RAW DATA =>
────────────────────────────────────────

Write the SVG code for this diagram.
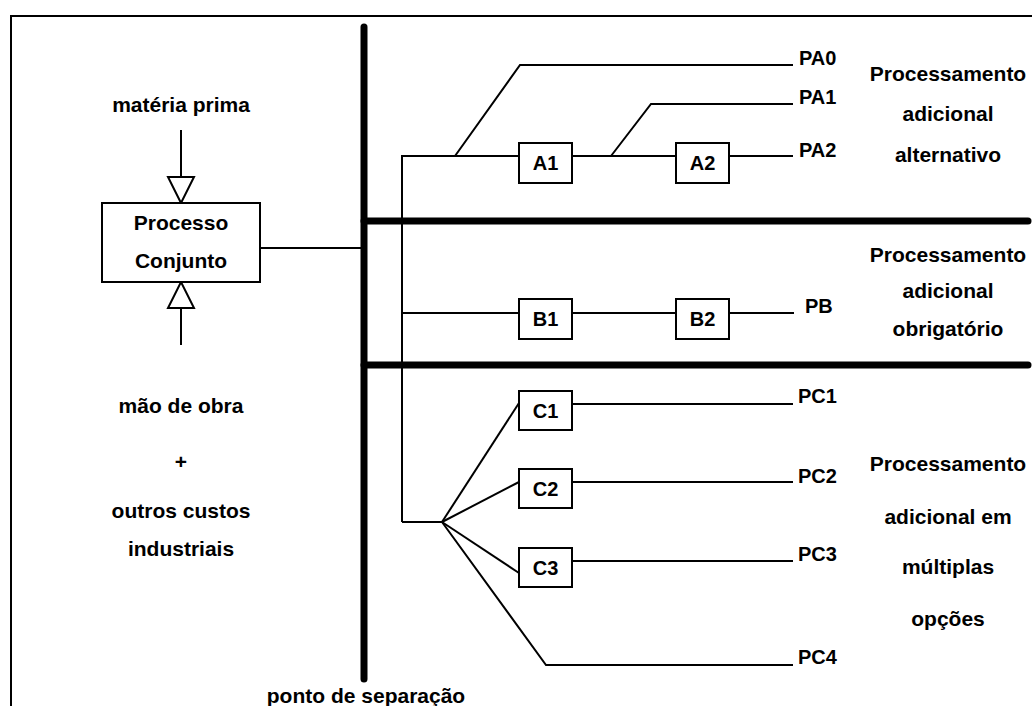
<svg xmlns="http://www.w3.org/2000/svg" width="1032" height="706" viewBox="0 0 1032 706">
<style>
text{font-family:"Liberation Sans",Arial,sans-serif;font-weight:bold;fill:#000;text-anchor:middle}
.t{font-size:21px}
.l{font-size:20px}
.pl{font-size:20px;text-anchor:start}
.ln{stroke:#000;stroke-width:2;fill:none}
.thick{stroke:#000;stroke-width:7;stroke-linecap:round;fill:none}
.box{fill:#fff;stroke:#000;stroke-width:2}
.tri{fill:#fff;stroke:#000;stroke-width:2;stroke-linejoin:miter}
</style>
<rect width="1032" height="706" fill="#fff"/>
<g id="frame">
<line class="ln" x1="10" y1="16" x2="1032" y2="16"/>
<line class="ln" x1="11" y1="15" x2="11" y2="706"/>
</g>
<g id="separators">
<line class="thick" x1="364" y1="27" x2="364" y2="679"/>
<line class="thick" x1="364" y1="221" x2="1028" y2="221"/>
<line class="thick" x1="364" y1="365" x2="1028" y2="365"/>
</g>
<g id="connectors">
<line class="ln" x1="181" y1="130" x2="181" y2="177"/>
<line class="ln" x1="181" y1="308" x2="181" y2="345"/>
<line class="ln" x1="260" y1="248" x2="364" y2="248"/>
<polyline class="ln" points="402,522 402,156 519,156"/>
<polyline class="ln" points="455,156 520,65 793,65"/>
<line class="ln" x1="572" y1="156" x2="676" y2="156"/>
<polyline class="ln" points="611,156 651,104 793,104"/>
<line class="ln" x1="729" y1="156" x2="793" y2="156"/>
<line class="ln" x1="402" y1="313" x2="519" y2="313"/>
<line class="ln" x1="572" y1="313" x2="676" y2="313"/>
<line class="ln" x1="729" y1="313" x2="794" y2="313"/>
<line class="ln" x1="402" y1="522" x2="442" y2="522"/>
<line class="ln" x1="442" y1="522" x2="519" y2="403"/>
<line class="ln" x1="442" y1="522" x2="519" y2="482"/>
<line class="ln" x1="442" y1="522" x2="519" y2="573"/>
<polyline class="ln" points="442,522 546,665 793,665"/>
<line class="ln" x1="572" y1="404" x2="793" y2="404"/>
<line class="ln" x1="572" y1="482" x2="793" y2="482"/>
<line class="ln" x1="572" y1="561" x2="793" y2="561"/>
<polygon class="tri" points="168,177 194,177 181,203"/>
<polygon class="tri" points="168,308 194,308 181,282"/>
</g>
<g id="processo-conjunto">
<rect class="box" x="102" y="203" width="158" height="79"/>
<text class="t" x="181" y="230">Processo</text>
<text class="t" x="181" y="268">Conjunto</text>
</g>
<g id="inputs">
<text class="t" x="181" y="112">matéria prima</text>
<text class="t" x="181" y="413">mão de obra</text>
<text class="t" x="181" y="469">+</text>
<text class="t" x="181" y="518">outros custos</text>
<text class="t" x="181" y="556">industriais</text>
<text class="t" x="366" y="703">ponto de separação</text>
</g>
<g id="A1"><rect class="box" x="519" y="143" width="53" height="40"/><text class="l" x="545.5" y="170">A1</text></g>
<g id="A2"><rect class="box" x="676" y="143" width="53" height="40"/><text class="l" x="702.5" y="170">A2</text></g>
<g id="B1"><rect class="box" x="519" y="299" width="53" height="40"/><text class="l" x="545.5" y="326">B1</text></g>
<g id="B2"><rect class="box" x="676" y="299" width="53" height="40"/><text class="l" x="702.5" y="326">B2</text></g>
<g id="C1"><rect class="box" x="519" y="391" width="53" height="39"/><text class="l" x="545.5" y="418">C1</text></g>
<g id="C2"><rect class="box" x="519" y="469" width="53" height="39"/><text class="l" x="545.5" y="496">C2</text></g>
<g id="C3"><rect class="box" x="519" y="548" width="53" height="39"/><text class="l" x="545.5" y="575">C3</text></g>
<g id="outputs">
<text class="pl" x="799" y="65">PA0</text>
<text class="pl" x="799" y="104">PA1</text>
<text class="pl" x="799" y="157">PA2</text>
<text class="pl" x="805" y="313">PB</text>
<text class="pl" x="798" y="403">PC1</text>
<text class="pl" x="798" y="483">PC2</text>
<text class="pl" x="798" y="561">PC3</text>
<text class="pl" x="798" y="664">PC4</text>
</g>
<g id="section-labels">
<text class="t" x="948" y="81">Processamento</text>
<text class="t" x="948" y="121">adicional</text>
<text class="t" x="948" y="162">alternativo</text>
<text class="t" x="948" y="262">Processamento</text>
<text class="t" x="948" y="298">adicional</text>
<text class="t" x="948" y="336">obrigatório</text>
<text class="t" x="948" y="471">Processamento</text>
<text class="t" x="948" y="524">adicional em</text>
<text class="t" x="948" y="574">múltiplas</text>
<text class="t" x="948" y="626">opções</text>
</g>
</svg>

────────────────────────────────────────

WHAT TO PRODUCE => Output the lines above in full and exactly as given, omitting any pictures.

IN RESPONSE =>
Write the SVG code for this diagram.
<svg xmlns="http://www.w3.org/2000/svg" width="1032" height="706" viewBox="0 0 1032 706">
<style>
text{font-family:"Liberation Sans",Arial,sans-serif;font-weight:bold;fill:#000;text-anchor:middle}
.t{font-size:21px}
.l{font-size:20px}
.pl{font-size:20px;text-anchor:start}
.ln{stroke:#000;stroke-width:2;fill:none}
.thick{stroke:#000;stroke-width:7;stroke-linecap:round;fill:none}
.box{fill:#fff;stroke:#000;stroke-width:2}
.tri{fill:#fff;stroke:#000;stroke-width:2;stroke-linejoin:miter}
</style>
<rect width="1032" height="706" fill="#fff"/>
<g id="frame">
<line class="ln" x1="10" y1="16" x2="1032" y2="16"/>
<line class="ln" x1="11" y1="15" x2="11" y2="706"/>
</g>
<g id="separators">
<line class="thick" x1="364" y1="27" x2="364" y2="679"/>
<line class="thick" x1="364" y1="221" x2="1028" y2="221"/>
<line class="thick" x1="364" y1="365" x2="1028" y2="365"/>
</g>
<g id="connectors">
<line class="ln" x1="181" y1="130" x2="181" y2="177"/>
<line class="ln" x1="181" y1="308" x2="181" y2="345"/>
<line class="ln" x1="260" y1="248" x2="364" y2="248"/>
<polyline class="ln" points="402,522 402,156 519,156"/>
<polyline class="ln" points="455,156 520,65 793,65"/>
<line class="ln" x1="572" y1="156" x2="676" y2="156"/>
<polyline class="ln" points="611,156 651,104 793,104"/>
<line class="ln" x1="729" y1="156" x2="793" y2="156"/>
<line class="ln" x1="402" y1="313" x2="519" y2="313"/>
<line class="ln" x1="572" y1="313" x2="676" y2="313"/>
<line class="ln" x1="729" y1="313" x2="794" y2="313"/>
<line class="ln" x1="402" y1="522" x2="442" y2="522"/>
<line class="ln" x1="442" y1="522" x2="519" y2="403"/>
<line class="ln" x1="442" y1="522" x2="519" y2="482"/>
<line class="ln" x1="442" y1="522" x2="519" y2="573"/>
<polyline class="ln" points="442,522 546,665 793,665"/>
<line class="ln" x1="572" y1="404" x2="793" y2="404"/>
<line class="ln" x1="572" y1="482" x2="793" y2="482"/>
<line class="ln" x1="572" y1="561" x2="793" y2="561"/>
<polygon class="tri" points="168,177 194,177 181,203"/>
<polygon class="tri" points="168,308 194,308 181,282"/>
</g>
<g id="processo-conjunto">
<rect class="box" x="102" y="203" width="158" height="79"/>
<text class="t" x="181" y="230">Processo</text>
<text class="t" x="181" y="268">Conjunto</text>
</g>
<g id="inputs">
<text class="t" x="181" y="112">matéria prima</text>
<text class="t" x="181" y="413">mão de obra</text>
<text class="t" x="181" y="469">+</text>
<text class="t" x="181" y="518">outros custos</text>
<text class="t" x="181" y="556">industriais</text>
<text class="t" x="366" y="703">ponto de separação</text>
</g>
<g id="A1"><rect class="box" x="519" y="143" width="53" height="40"/><text class="l" x="545.5" y="170">A1</text></g>
<g id="A2"><rect class="box" x="676" y="143" width="53" height="40"/><text class="l" x="702.5" y="170">A2</text></g>
<g id="B1"><rect class="box" x="519" y="299" width="53" height="40"/><text class="l" x="545.5" y="326">B1</text></g>
<g id="B2"><rect class="box" x="676" y="299" width="53" height="40"/><text class="l" x="702.5" y="326">B2</text></g>
<g id="C1"><rect class="box" x="519" y="391" width="53" height="39"/><text class="l" x="545.5" y="418">C1</text></g>
<g id="C2"><rect class="box" x="519" y="469" width="53" height="39"/><text class="l" x="545.5" y="496">C2</text></g>
<g id="C3"><rect class="box" x="519" y="548" width="53" height="39"/><text class="l" x="545.5" y="575">C3</text></g>
<g id="outputs">
<text class="pl" x="799" y="65">PA0</text>
<text class="pl" x="799" y="104">PA1</text>
<text class="pl" x="799" y="157">PA2</text>
<text class="pl" x="805" y="313">PB</text>
<text class="pl" x="798" y="403">PC1</text>
<text class="pl" x="798" y="483">PC2</text>
<text class="pl" x="798" y="561">PC3</text>
<text class="pl" x="798" y="664">PC4</text>
</g>
<g id="section-labels">
<text class="t" x="948" y="81">Processamento</text>
<text class="t" x="948" y="121">adicional</text>
<text class="t" x="948" y="162">alternativo</text>
<text class="t" x="948" y="262">Processamento</text>
<text class="t" x="948" y="298">adicional</text>
<text class="t" x="948" y="336">obrigatório</text>
<text class="t" x="948" y="471">Processamento</text>
<text class="t" x="948" y="524">adicional em</text>
<text class="t" x="948" y="574">múltiplas</text>
<text class="t" x="948" y="626">opções</text>
</g>
</svg>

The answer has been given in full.